Now let's assume that the coin-flipping adheres to the norm--that is, a flip yields heads half the time, and tails half the time. And let's do the flip-and-elimination exercise 10 times.
At the end, out of 1024 competitors, you should have one winner who's flipped 10 consecutive heads.
Is the winner great at flipping heads? No. Is the winner lucky? No. Is the winner inevitable? YES.
And that's the problem with Jim Collins' dunderheaded exercise--he's wowed by the winning coin flipper's success. He can't wait to interview the flipping champion, pore over the data to recreate the sheer drama/moments of truth surrounding each individual flip, find the subtle nuances beneath the flipper's consistent performance, and draw universally applicable lessons from the coin flipper's astounding success.
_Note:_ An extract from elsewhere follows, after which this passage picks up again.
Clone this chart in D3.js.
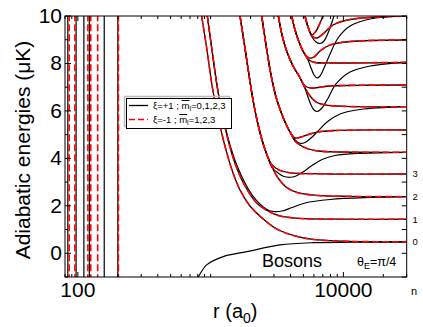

I mean, how can anyone argue with TEN CONSECUTIVE flips of heads, right?
Um, actually everyone should argue with it, Jimmy.
Just like Tom Peters did fifteen years before with In Search of Excellence, Collins sanctifies his business winners, completely overlooking the fact that 1) plenty of business losers followed IDENTICAL strategies and still lost and 2) if you have any criteria for excellence that generates more than zero companies pulled from a universe of more than zero companies, then one or more companies MUST, by definition, make the cut, which leads us to 3) so what?--without a statistically rigorous analysis, there's a fairly serious possibility that a number of companies are making the cut RANDOMLY.